BC: The investigation started immediately. Police came to the scene a few minutes after the killing. There were lots of false starts, because the system, although functional, was not up to a case this tough, but there was a continuous effort to investigate.

MJ: After Dominique was killed there was a huge public funeral at a sports stadium in Port-au-Prince. Both the current President Préval and the former President Aristide participated in the funeral. Both were visibly upset. First under the Préval, and later the second Aristide administrations, our legal group the Bureau des Avocats Internationaux (BAI) was tasked with following up on the case. We were initially asked by Michèle Montas, Jean Dominique’s widow, who asked me to represent her as a civil lawyer, as I was doing for the victims of the Raboteau massacre. But we were also asked to work on the case by both Presidents. Soon after Aristide was elected, and from time to time during his administration (2001-2004) we talked with him about the Jean Dominique case. We asked him, as he was the executive, what he wanted us to do on the case? He answered, “Find the murderers.”

JS: Who were the initial suspects and how did the investigation evolve?

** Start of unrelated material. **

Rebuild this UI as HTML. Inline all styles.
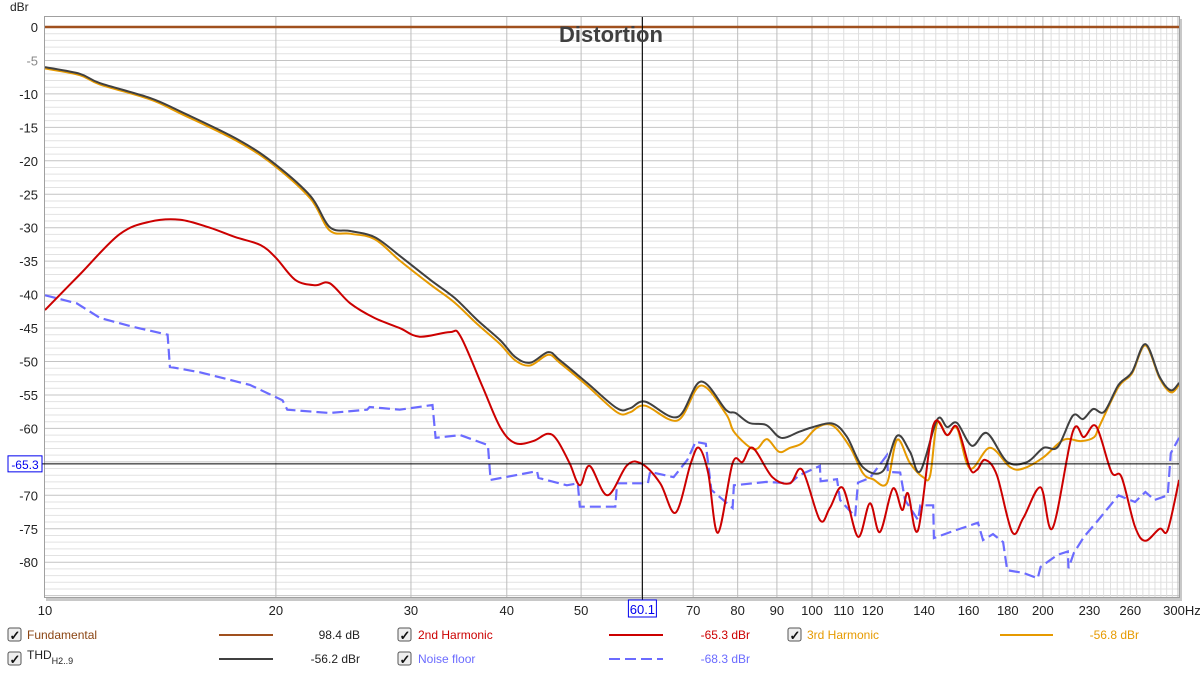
<!DOCTYPE html>
<html><head><meta charset="utf-8"><style>
body{margin:0;background:#fff;font-family:"Liberation Sans",sans-serif;}
svg{display:block}
</style></head><body>
<svg id="chart" width="1200" height="674" viewBox="0 0 1200 674" xmlns="http://www.w3.org/2000/svg">
<rect x="0" y="0" width="1200" height="674" fill="#ffffff"/>
<rect x="46" y="19" width="1136" height="582" fill="#c8c8c8"/>
<rect x="44.5" y="16.5" width="1135" height="581" fill="#fff" stroke="#a0a0a0"/>
<g id="grid"></g>
<g id="series" clip-path="url(#clip)"></g>
<defs><clipPath id="clip"><rect x="45" y="17" width="1134" height="580"/></clipPath></defs>
<g id="axes"></g>
<text x="611" y="42" text-anchor="middle" font-size="22" font-weight="bold" fill="#404040">Distortion</text>
<text x="10" y="11" font-size="12" fill="#222">dBr</text>
<g id="legend" font-size="12"></g>
</svg>
<script>
const NS="http://www.w3.org/2000/svg";
const xTicks=[10,20,30,40,50,70,80,90,100,110,120,140,160,180,200,230,260,300];
const xTickLabels=["10","20","30","40","50","70","80","90","100","110","120","140","160","180","200","230","260","300Hz"];
const yTicks=[0,-5,-10,-15,-20,-25,-30,-35,-40,-45,-50,-55,-60,-70,-75,-80];
const cursorFreq=60.1;
const cursorDb=-65.3;
const fundDb=0;
const thdF=[10,11.1,11.8,13.7,15.0,17.9,20,22.2,23.5,25,26.9,29.0,31.8,34.2,36.6,39.2,41.0,42.9,45.3,46.9,50.9,55.7,57.9,60.6,66.8,71.6,77.2,79.5,82.9,87.2,91.1,96.3,100.3,106.5,111.1,116.5,123.7,129.1,134.2,138.4,145.6,150,154.6,161.6,169.1,179.7,190.9,200.4,209,218.8,225.6,232.6,240.5,251,261.3,272.1,283.9,293.6,301];
const thdDb=[-6.0,-7.0,-8.4,-10.6,-12.6,-16.9,-20.6,-25.3,-29.9,-30.5,-31.4,-34.2,-37.8,-40.5,-43.8,-46.8,-49.3,-50.2,-48.6,-49.8,-53.2,-57,-57,-56,-58.3,-53,-57.2,-57.7,-59.2,-59.5,-61.4,-60.5,-59.8,-59.3,-61.3,-65.8,-66.4,-61.1,-63.5,-66.4,-58.7,-59.8,-59.2,-62.6,-60.7,-65,-65,-62.9,-62.8,-58.1,-58.6,-57.1,-57.5,-53.5,-51.6,-47.4,-52.3,-54.3,-53.2];
const h3F=[10,11.1,11.8,13.7,15.0,17.9,20,22.2,23.5,25,26.9,29.0,31.8,34.2,36.6,39.2,41.0,42.9,45.3,46.9,50.9,55.7,57.9,60.6,66.8,71.6,77.2,79.1,82.9,84.9,87.4,90.6,93.6,97.1,101.5,106.5,112.1,116.5,120.1,125.2,129.1,134.2,139.6,142.6,145.6,150,154.6,160.7,170.6,181.3,188.6,200.4,212.9,224.3,233.3,236.9,251,261.3,272.1,283.9,293.6,301];
const h3Db=[-6.2,-7.2,-8.6,-10.8,-12.9,-17.2,-20.9,-25.7,-30.4,-30.9,-31.7,-34.9,-38.5,-41.2,-44.4,-47.4,-49.8,-50.6,-49.0,-50.2,-53.6,-57.6,-57.6,-56.6,-58.8,-53.6,-57.8,-60.5,-62.8,-63,-61.6,-63.5,-62.9,-62.2,-59.9,-59.6,-62.8,-66.7,-67.6,-68.2,-61.7,-65.2,-67.3,-67,-59.2,-61,-60,-66,-62.9,-65.8,-66,-64.3,-61.7,-61.9,-61.3,-59.7,-53.8,-51.8,-47.6,-52.5,-54.6,-53.5];
const h2F=[10,11.1,12.5,13.7,15.0,16.4,17.7,19.1,20,21.2,22.5,23.5,25,26.9,29,30.8,33.7,34.8,37.2,39.2,41,43.3,45.2,46.5,48.3,49.8,51.3,54.1,57.4,60,63.4,66.4,69.5,71.2,73.2,75.4,78.8,81.2,83.7,88.8,93.6,97.1,102.4,105.5,109.7,114.8,119,122.6,127.5,131.1,133.4,137.5,143.9,150,154.6,160.7,164.1,168.1,174.2,182.4,188.6,198.6,205.9,218.8,226.3,234.7,245.7,253.3,263.7,272.1,283.9,290.9,301];
const h2Db=[-42.3,-37,-31,-29.1,-28.8,-30,-31.4,-32.6,-34.5,-37.8,-38.6,-38.3,-41.3,-43.5,-45,-46.3,-45.6,-46.2,-53.8,-59.8,-62.2,-61.9,-60.8,-61.7,-65.2,-68.5,-65.6,-70,-65.5,-65.3,-68.2,-72.6,-65.2,-62.9,-66.6,-75.6,-65.2,-65,-62.9,-67.3,-68.2,-66.2,-73.7,-71.9,-68.9,-76.2,-71.2,-75.5,-69,-72.2,-69.7,-75.2,-59.6,-61,-59.8,-66,-66.2,-64.7,-67,-75.5,-73.4,-68.8,-74.9,-60.5,-61.3,-59.7,-66.5,-67.3,-74.7,-76.8,-75.0,-75.2,-67.7];
const nzF=[10,11,11.8,13,14.45,14.55,15.9,18.5,20.4,20.7,23.5,26.3,26.5,29,32,32.3,34.8,37.8,38.1,43.8,44,47.9,49.5,49.8,55.4,55.7,61.1,61.5,66,68.8,70.5,72.7,73.9,78.8,79.1,87.2,93.6,96.3,102.4,102.6,107.8,108.8,113.8,114.8,119,125.2,125.6,130.3,132.2,137.5,138.4,143.9,144.2,151.4,164.6,167.1,172.2,177.5,179.7,188.6,196.9,198.6,209,215.5,216,219.5,226.3,236.1,251,263.7,272.1,279.6,290.9,293.6,301];
const nzDb=[-40.1,-41.3,-43.5,-44.8,-46,-50.8,-51.6,-53.5,-55.8,-57.2,-57.7,-57.2,-56.8,-57.2,-56.5,-61.4,-61,-62.5,-67.7,-66.4,-67.4,-68.5,-68.2,-71.7,-71.7,-68.2,-68.2,-66.5,-67.3,-64.7,-62,-62.3,-69.2,-71.9,-68.5,-68,-68.2,-67,-65.6,-67.9,-67.6,-70.7,-73.2,-68.1,-67.4,-64,-66.5,-66.6,-70.7,-73.7,-71.5,-71.5,-76.4,-75.5,-74.1,-76.7,-75.8,-77,-81.2,-81.6,-82.4,-80.7,-78.9,-78.4,-80.9,-78.6,-76.2,-73.7,-70,-71,-69.5,-70.7,-70,-63.7,-61.4];

const X0=45,X1=1179,Y0=17,Y1=597;
function xS(f){return 45+767*Math.log10(f/10);}
function yS(d){return 27-6.69*d;}
function mk(tag,attrs,parent){const e=document.createElementNS(NS,tag);for(const k in attrs)e.setAttribute(k,attrs[k]);parent.appendChild(e);return e;}

const grid=document.getElementById('grid');
for(let d=0;d>=-85;d--){
  const y=yS(d);
  const l=mk('line',{x1:X0,x2:X1,y1:y,y2:y,stroke:d%5===0?'#c4c4c4':'#e2e2e2','stroke-width':1},grid);
  
  
}
const vf=[];
for(let f=20;f<=100;f+=10)vf.push(f);
for(let f=105;f<=300;f+=5)vf.push(f);
vf.forEach(f=>{
  const x=xS(f);
  const major=(f<=100)||f===200||f===300;
  const l=mk('line',{x1:x,x2:x,y1:Y0,y2:Y1,stroke:major?'#bdbdbd':'#dedede','stroke-width':1},grid);
  
  
});

function smoothPath(F,D){
  const p=F.map((f,i)=>[xS(f),yS(D[i])]);
  let s='M'+p[0][0].toFixed(1)+','+p[0][1].toFixed(1);
  for(let i=0;i<p.length-1;i++){
    const a=p[Math.max(0,i-1)],b=p[i],c=p[i+1],d=p[Math.min(p.length-1,i+2)];
    const c1=[b[0]+(c[0]-a[0])/6,b[1]+(c[1]-a[1])/6];
    const c2=[c[0]-(d[0]-b[0])/6,c[1]-(d[1]-b[1])/6];
    s+=' C'+c1[0].toFixed(1)+','+c1[1].toFixed(1)+' '+c2[0].toFixed(1)+','+c2[1].toFixed(1)+' '+c[0].toFixed(1)+','+c[1].toFixed(1);
  }
  return s;
}
function linePath(F,D){return F.map((f,i)=>(i?'L':'M')+xS(f).toFixed(1)+','+yS(D[i]).toFixed(1)).join(' ');}

const sg=document.getElementById('series');
const nz=mk('path',{d:linePath(nzF,nzDb),fill:'none',stroke:'#6b6bff','stroke-width':2.2,'stroke-dasharray':'11,5'},sg);


const h3=mk('path',{d:smoothPath(h3F,h3Db),fill:'none',stroke:'#e69a00','stroke-width':2},sg);


const thd=mk('path',{d:smoothPath(thdF,thdDb),fill:'none',stroke:'#404040','stroke-width':2},sg);


const h2=mk('path',{d:smoothPath(h2F,h2Db),fill:'none',stroke:'#cc0000','stroke-width':2},sg);


const fu=mk('line',{x1:X0,x2:X1,y1:yS(fundDb),y2:yS(fundDb),stroke:'#a0501e','stroke-width':2.5},sg);


const cv=mk('line',{x1:xS(cursorFreq),x2:xS(cursorFreq),y1:Y0,y2:Y1+4,stroke:'#000','stroke-width':1},document.getElementById('axes'));


const ch=mk('line',{x1:X0-3,x2:X1,y1:yS(cursorDb),y2:yS(cursorDb),stroke:'#000','stroke-width':1},document.getElementById('axes'));



const ax=document.getElementById('axes');
xTicks.forEach((f,i)=>{
  const t=mk('text',{x:xS(f)+(i===xTicks.length-1?4:0),y:615,'text-anchor':'middle','font-size':13,fill:'#222'},ax);
  t.textContent=xTickLabels[i];
  
  
});
yTicks.forEach(d=>{
  const t=mk('text',{x:38,y:yS(d)+5,'text-anchor':'end','font-size':13,fill:d===-5?'#888':'#222'},ax);
  t.textContent=String(d);
  
  
});
const cx=xS(cursorFreq);
const xb=mk('rect',{x:cx-14,y:600,width:28,height:17,fill:'#fff',stroke:'#0000ee'},ax);


const xt=mk('text',{x:cx,y:614,'text-anchor':'middle','font-size':13,fill:'#0000ee'},ax);
xt.textContent=String(cursorFreq);


const cy=yS(cursorDb);
const yb=mk('rect',{x:8,y:cy-8,width:34,height:16,fill:'#fff',stroke:'#0000ee'},ax);


const yt=mk('text',{x:25,y:cy+5,'text-anchor':'middle','font-size':12,fill:'#0000ee'},ax);
yt.textContent=String(cursorDb);



const lg=document.getElementById('legend');
const items=[
 {cb:8,tx:27,y:635,label:'Fundamental',col:'#8b4513',lc:'#a0501e',l0:219,l1:273,val:'98.4 dB',vx:360,vc:'#222',dash:null,name:'fundamental'},
 {cb:398,tx:418,y:635,label:'2nd Harmonic',col:'#cc0000',lc:'#cc0000',l0:609,l1:663,val:'-65.3 dBr',vx:750,vc:'#cc0000',dash:null,name:'second-harmonic'},
 {cb:788,tx:807,y:635,label:'3rd Harmonic',col:'#e69a00',lc:'#e69a00',l0:1000,l1:1053,val:'-56.8 dBr',vx:1139,vc:'#e69a00',dash:null,name:'third-harmonic'},
 {cb:8,tx:27,y:659,label:'THD',col:'#222',lc:'#404040',l0:219,l1:273,val:'-56.2 dBr',vx:360,vc:'#222',dash:null,name:'thd'},
 {cb:398,tx:418,y:659,label:'Noise floor',col:'#6b6bff',lc:'#6b6bff',l0:609,l1:663,val:'-68.3 dBr',vx:750,vc:'#6b6bff',dash:'11,5',name:'noise-floor'}
];
items.forEach(it=>{
  const g=mk('g',{},lg);
  
  
  const b=mk('rect',{x:it.cb,y:it.y-7,width:13,height:13,rx:2,fill:'#eee',stroke:'#555'},g);
  
  
  const ck=mk('text',{x:it.cb+1.5,y:it.y+5,'font-size':13,'font-weight':'bold',fill:'#111'},g);
  ck.textContent='✓';
  
  
  const t=mk('text',{x:it.tx,y:it.y+4,'font-size':12,fill:it.col},g);
  
  
  if(it.name==='thd'){
    t.setAttribute('y',it.y);
    t.textContent='THD';
    const s=mk('tspan',{dy:5,'font-size':9},t);
    s.textContent='H2..9';
  } else t.textContent=it.label;
  const la={x1:it.l0,x2:it.l1,y1:it.y,y2:it.y,stroke:it.lc,'stroke-width':2};
  if(it.dash)la['stroke-dasharray']=it.dash;
  const l=mk('line',la,g);
  
  
  const v=mk('text',{x:it.vx,y:it.y+4,'text-anchor':'end','font-size':12,fill:it.vc},g);
  v.textContent=it.val;
  
  
});
</script>
</body></html>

BC: There were lots of leads at the beginning. There were leads pointing to Dany Toussaint but also several other people, including several members of what became the Group of 184.2 Some of the leads were based on witness reports. Some were based on tips—we set up a hotline in our office for tips, and the number was broadcast on Radio Haiti. Other leads were based on
circumstantial evidence.

MJ: We did not see all the evidence—under Haitian tradition the judge’s pre-trial investigation is secret—and we never saw direct evidence of Mr. Toussaint’s involvement in the crime. But there was circumstantial evidence, and our position was always that all the leads should be followed against everyone, including Dany Toussaint. Presidents Préval and Aristide both told us the same thing—pursue the case and the leads. Judge Claudy Gassant was named investigating judge on the case, I believe sometime in mid-2000, and headed up the investigation. But we felt already in 2000 that many people were using the investigation as a political tool for undermining the Lavalas movement (Aristide did not take office until 2001). The pressures from the international community and elite Haitian civil society were to pursue people based on their connection with Fanmi Lavalas rather than based on the available evidence. We were not involved in any discussions of whether or not Dany Toussaint was guilty. We did not then and still do not have enough information to take a position on that. Our interest was in the process—were all the leads, no matter where they led, being followed? Was Haitian law, and the rights of the victims, and of the accused, respected? We felt there certainly was good reason to support investigating Mr. Toussaint, and we supported that investigation. But we were also concerned that promising leads involving other targets were being neglected.